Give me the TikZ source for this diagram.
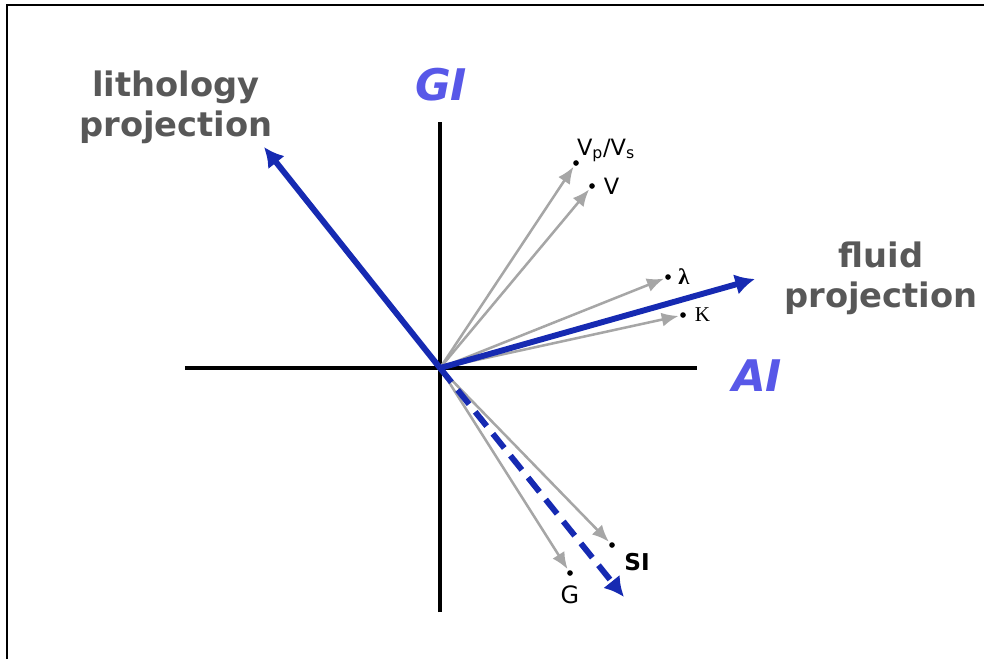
\documentclass[tikz,border=0pt]{standalone}
\usepackage{fontspec}
\usetikzlibrary{arrows.meta,positioning}
\newfontfamily\verd{DejaVu Sans}
\newfontfamily\tms{Liberation Serif}
\definecolor{projblue}{RGB}{22,42,178}
\definecolor{axisblue}{RGB}{88,88,232}
\definecolor{labgray}{RGB}{88,88,88}
\begin{document}
\begin{tikzpicture}[
   axis/.style={black, line width=2.2pt},
   attr/.style={draw=black!35, line width=1.8pt, shorten >=1pt, -{Latex[length=12pt,width=10pt]}},
   proj/.style={draw=projblue, line width=4.2pt, -{Latex[length=14pt,width=15pt]}},
   tipdot/.style={circle, fill=black, inner sep=0pt, minimum size=4pt},
   bigname/.style={text=labgray, font=\verd\bfseries\fontsize{24}{28.5}\selectfont, align=center},
   axisname/.style={text=axisblue, font=\verd\bfseries\itshape\fontsize{31}{31}\selectfont},
   small/.style={font=\verd\fontsize{16}{16}\selectfont, inner sep=1pt}]

   \useasboundingbox (-11,-7.275) rectangle (13.6,9.2);

   % frame (only top and left edge visible)
   \draw[line width=1.8pt] (-10.825,-7.275) -- (-10.825,9.075) -- (13.6,9.075);

   % axes
   \coordinate (O) at (0,0);
   \coordinate (xl) at (-6.375,0);
   \coordinate (xr) at (6.425,0);
   \coordinate (yb) at (0,-6.1);
   \coordinate (yt) at (0,6.15);
   \draw[axis] (xl) -- (xr);
   \draw[axis] (yb) -- (yt);

   \node[axisname] (gi) at (0.025,7.075) {GI};
   \node[axisname] (ai) at (7.925,-0.2) {AI};

   % attribute end points
   \node[tipdot] (vpvs) at (3.4,5.125) {};
   \node[tipdot] (vel)  at (3.8,4.55) {};
   \node[tipdot] (lam)  at (5.7,2.275) {};
   \node[tipdot] (kk)   at (6.075,1.325) {};
   \node[tipdot] (si)   at (4.3,-4.425) {};
   \node[tipdot] (gg)   at (3.25,-5.125) {};

   \draw[attr] (O) -- (vpvs);
   \draw[attr] (O) -- (vel);
   \draw[attr] (O) -- (lam);
   \draw[attr] (O) -- (kk);
   \draw[attr] (O) -- (si);
   \draw[attr] (O) -- (gg);

   % projections
   \coordinate (lith) at (-4.4,5.525);
   \coordinate (fluid) at (7.875,2.225);
   \coordinate (shear) at (4.6,-5.725);
   \draw[proj] (O) -- (lith);
   \draw[proj] (O) -- (fluid);
   \draw[proj, dash pattern=on 13pt off 7pt] (O) -- (shear);

   \node[bigname] (lithlab) at (-6.6,6.525) {lithology\\projection};
   \node[bigname] (fluidlab) at (11.025,2.25) {fluid\\projection};

   % attribute labels
   \node[small, above right=-2pt and -2pt of vpvs] (vpvslab) {V\textsubscript{p}/V\textsubscript{s}};
   \node[small, right=5pt of vel] (vellab) {V};
   \node[right=4pt of lam, inner sep=1pt, font=\tms\bfseries\fontsize{16}{16}\selectfont] (lamlab) {λ};
   \node[right=5pt of kk, inner sep=1pt, font=\tms\fontsize{15}{15}\selectfont] (klab) {K};
   \node[below right=3pt and 6pt of si, inner sep=1pt, font=\verd\bfseries\fontsize{16.5}{16.5}\selectfont] (silab) {SI};
   \node[below=6pt of gg, inner sep=1pt, font=\verd\fontsize{17}{17}\selectfont] (glab) {G};

\end{tikzpicture}
\end{document}
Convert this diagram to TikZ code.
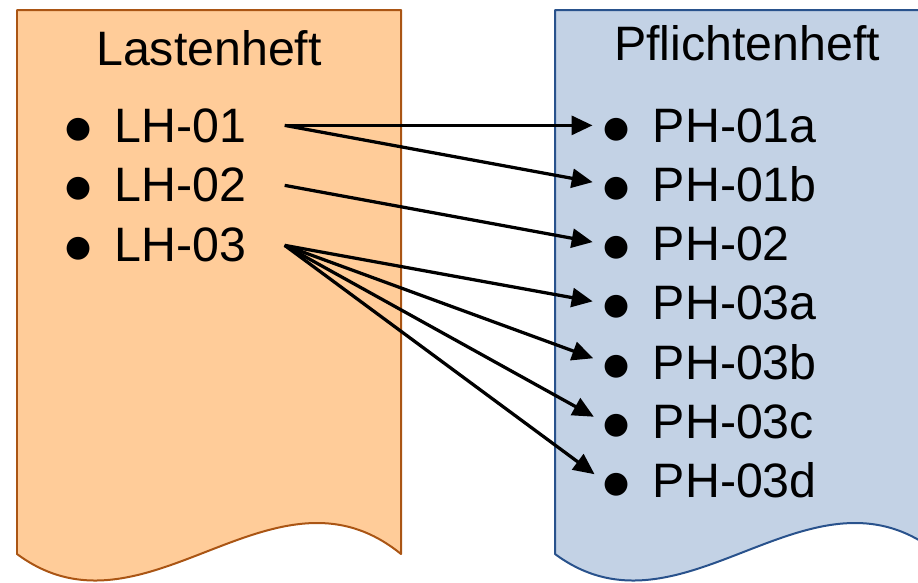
\documentclass[tikz,border=0pt]{standalone}
\usepackage{fontspec}
\setmainfont{Liberation Sans}
\newfontfamily\symbolschrift{DejaVu Sans}
\usetikzlibrary{positioning,arrows.meta}

\definecolor{lhfill}{RGB}{255,204,153}
\definecolor{lhdraw}{RGB}{170,85,20}
\definecolor{phfill}{RGB}{195,210,229}
\definecolor{phdraw}{RGB}{41,82,140}

% list bullet in front of each entry
\newcommand{\punkt}{\raisebox{0.1cm}{\symbolschrift\fontsize{17}{20}\selectfont ●}\hspace{0.47cm}}

\begin{document}
\begin{tikzpicture}[x=0.02cm, y=-0.02cm,
  heft/.style={line width=0.04cm, line join=round},
  titel/.style={anchor=base, inner sep=0pt, font=\fontsize{27.5}{33}\selectfont},
  lhitem/.style={anchor=base west, inner sep=0pt, text width=4.38cm, font=\fontsize{27.5}{33}\selectfont},
  phitem/.style={anchor=base west, inner sep=0pt, font=\fontsize{27.5}{33}\selectfont},
  pfeil/.style={-{Triangle[length=0.42cm, width=0.38cm]}, line width=0.065cm, shorten >=0.21cm}]

\useasboundingbox (0,0) rectangle (918,582);

% Lastenheft sheet with wavy bottom edge
\draw[heft, draw=lhdraw, fill=lhfill] (17,10) -- (401,10) -- (401,554) .. controls (273,450) and (145,649) .. (17,554) -- cycle;

% Pflichtenheft sheet, runs off the right edge
\draw[heft, draw=phdraw, fill=phfill] (555,10) -- (939,10) -- (939,554) .. controls (811,450) and (683,649) .. (555,554) -- cycle;

% Sheet titles
\node (lasten) [titel] at (209,65) {Lastenheft};
\node (pflicht) [titel] at (747,60) {Pflichtenheft};

% Requirements in the Lastenheft
\node (lh1) [lhitem] at (65,142) {\punkt LH-01};
\node (lh2) [lhitem, below=1.2cm of lh1.base west, anchor=base west] {\punkt LH-02};
\node (lh3) [lhitem, below=1.2cm of lh2.base west, anchor=base west] {\punkt LH-03};

% Refined requirements in the Pflichtenheft
\node (ph1a) [phitem] at (603,142) {\punkt PH-01a};
\node (ph1b) [phitem, below=1.186cm of ph1a.base west, anchor=base west] {\punkt PH-01b};
\node (ph2) [phitem, below=1.186cm of ph1b.base west, anchor=base west] {\punkt PH-02};
\node (ph3a) [phitem, below=1.186cm of ph2.base west, anchor=base west] {\punkt PH-03a};
\node (ph3b) [phitem, below=1.186cm of ph3a.base west, anchor=base west] {\punkt PH-03b};
\node (ph3c) [phitem, below=1.186cm of ph3b.base west, anchor=base west] {\punkt PH-03c};
\node (ph3d) [phitem, below=1.186cm of ph3c.base west, anchor=base west] {\punkt PH-03d};

% Arrows
\draw[pfeil] (lh1.east) -- (ph1a.west);
\draw[pfeil] (lh1.east) -- (ph1b.west);
\draw[pfeil] (lh2.east) -- (ph2.west);
\draw[pfeil] (lh3.east) -- (ph3a.west);
\draw[pfeil] (lh3.east) -- (ph3b.west);
\draw[pfeil] (lh3.east) -- (ph3c.west);
\draw[pfeil] (lh3.east) -- (ph3d.west);

\end{tikzpicture}
\end{document}
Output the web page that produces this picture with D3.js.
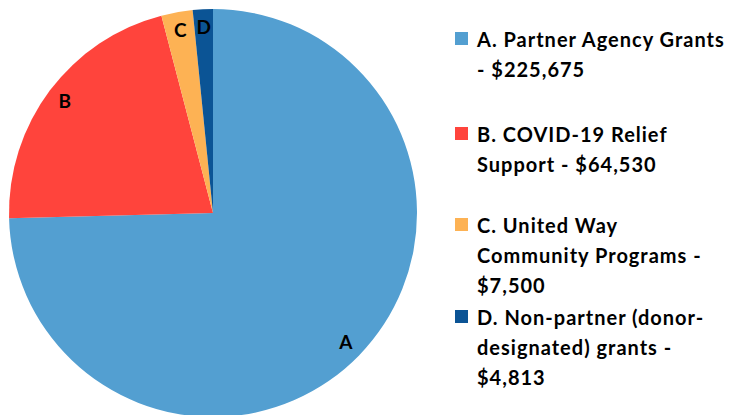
<!DOCTYPE html>
<html>
<head>
<meta charset="utf-8">
<script src="https://cdn.jsdelivr.net/npm/d3@7"></script>
<style>
  body { margin: 0; background: #fff; }
  svg { display: block; font-family: Lato, "Open Sans", sans-serif; font-weight: bold; }
</style>
</head>
<body>
<div id="chart"></div>
<script>
// chart data
var keys = ["A", "B", "C", "D"];
var amounts = [225675, 64530, 7500, 4813];
var legendLines = [
  ["A. Partner Agency Grants", "- $225,675"],
  ["B. COVID-19 Relief", "Support - $64,530"],
  ["C. United Way", "Community Programs -", "$7,500"],
  ["D. Non-partner (donor-", "designated) grants -", "$4,813"]
];
var colors = ["#539FD1", "#FF443C", "#FDB254", "#0B5495"];

var width = 734, height = 415;
var cx = 213, cy = 213, radius = 204;

var svg = d3.select("#chart")
  .append("svg")
  .attr("width", width)
  .attr("height", height);

var pie = d3.pie().sort(null).value(function (d) { return d; });
var arcs = pie(amounts);

var arc = d3.arc().innerRadius(0).outerRadius(radius);
var labelArc = d3.arc().innerRadius(radius * 0.91).outerRadius(radius * 0.91);

var g = svg.append("g").attr("transform", "translate(" + cx + "," + cy + ")");

g.selectAll("path")
  .data(arcs)
  .enter()
  .append("path")
  .attr("d", arc)
  .attr("fill", function (d, i) { return colors[i]; });

// slice letters
g.selectAll("text.lbl")
  .data(arcs)
  .enter()
  .append("text")
  .attr("class", "lbl")
  .attr("transform", function (d) { return "translate(" + labelArc.centroid(d) + ")"; })
  .attr("text-anchor", "middle")
  .attr("dy", "0.35em")
  .style("font-size", "19px")
  .style("fill", "#000")
  .text(function (d, i) { return keys[i]; });

// legend
var legendTop = [32, 127, 218, 310];
var legend = svg.append("g");
legendLines.forEach(function (lines, i) {
  var row = legend.append("g").attr("transform", "translate(455," + legendTop[i] + ")");
  row.append("rect")
    .attr("width", 13)
    .attr("height", 13)
    .attr("fill", colors[i]);
  var t = row.append("text")
    .attr("x", 22)
    .attr("y", 15)
    .style("font-size", "20px")
    .style("letter-spacing", "1px")
    .style("fill", "#000");
  lines.forEach(function (s, j) {
    t.append("tspan").attr("x", 22).attr("dy", j === 0 ? 0 : 30).text(s);
  });
});
</script>
</body>
</html>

◆ **Work to be completed**
In the listing above, find the line with "Output the web" and the line with "var labelArc = d3.arc().innerRadius(radius". Copy exactly those two and every line between, without the pictures.

◆ **Task output**
Output the web page that produces this picture with D3.js.
<!DOCTYPE html>
<html>
<head>
<meta charset="utf-8">
<script src="https://cdn.jsdelivr.net/npm/d3@7"></script>
<style>
  body { margin: 0; background: #fff; }
  svg { display: block; font-family: Lato, "Open Sans", sans-serif; font-weight: bold; }
</style>
</head>
<body>
<div id="chart"></div>
<script>
// chart data
var keys = ["A", "B", "C", "D"];
var amounts = [225675, 64530, 7500, 4813];
var legendLines = [
  ["A. Partner Agency Grants", "- $225,675"],
  ["B. COVID-19 Relief", "Support - $64,530"],
  ["C. United Way", "Community Programs -", "$7,500"],
  ["D. Non-partner (donor-", "designated) grants -", "$4,813"]
];
var colors = ["#539FD1", "#FF443C", "#FDB254", "#0B5495"];

var width = 734, height = 415;
var cx = 213, cy = 213, radius = 204;

var svg = d3.select("#chart")
  .append("svg")
  .attr("width", width)
  .attr("height", height);

var pie = d3.pie().sort(null).value(function (d) { return d; });
var arcs = pie(amounts);

var arc = d3.arc().innerRadius(0).outerRadius(radius);
var labelArc = d3.arc().innerRadius(radius * 0.91).outerRadius(radius * 0.91);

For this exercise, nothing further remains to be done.